Maximizers for the singular Trudinger-Moser inequalities in the subcritical cases

Abstract:

The main purpose of this note is to study the existence of extremal functions for the singular Trudinger-Moser inequalities in the subcritical cases.
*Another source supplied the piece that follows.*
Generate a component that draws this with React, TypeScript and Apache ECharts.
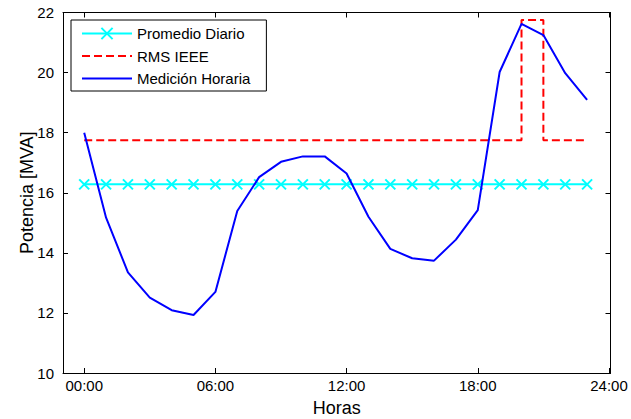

More precisely, let $N\geq 2$,$~0<\beta <N,~0<a,~b$ and denote \begin{align*} TM_{a,b,\beta }\left ( \alpha \right ) & =\sup _{\left \Vert \nabla u\right \Vert _{N}^{a}+\left \Vert u\right \Vert _{N}^{b}\leq 1}\int _{ \mathbb {R}^{N}}\phi _{N}\left ( \alpha \left ( 1-\frac {\beta }{N}\right ) \left \vert u\right \vert ^{\frac {N}{N-1}}\right ) \frac {dx}{\left \vert x\right \vert ^{\beta }},\\ \phi _{N}(t) & =e^{t}- {\displaystyle \sum \limits _{j=0}^{N-2}} \frac {t^{j}}{j!}. \end{align*} Then we will prove in this article that $TM_{a,b,\beta }\left ( \alpha \right )$ can be attained if ($\alpha <\alpha _{N}=N\omega _{N-1}^{\frac {1}{N-1}}$) or ($\alpha =\alpha _{N};$ $b<N$).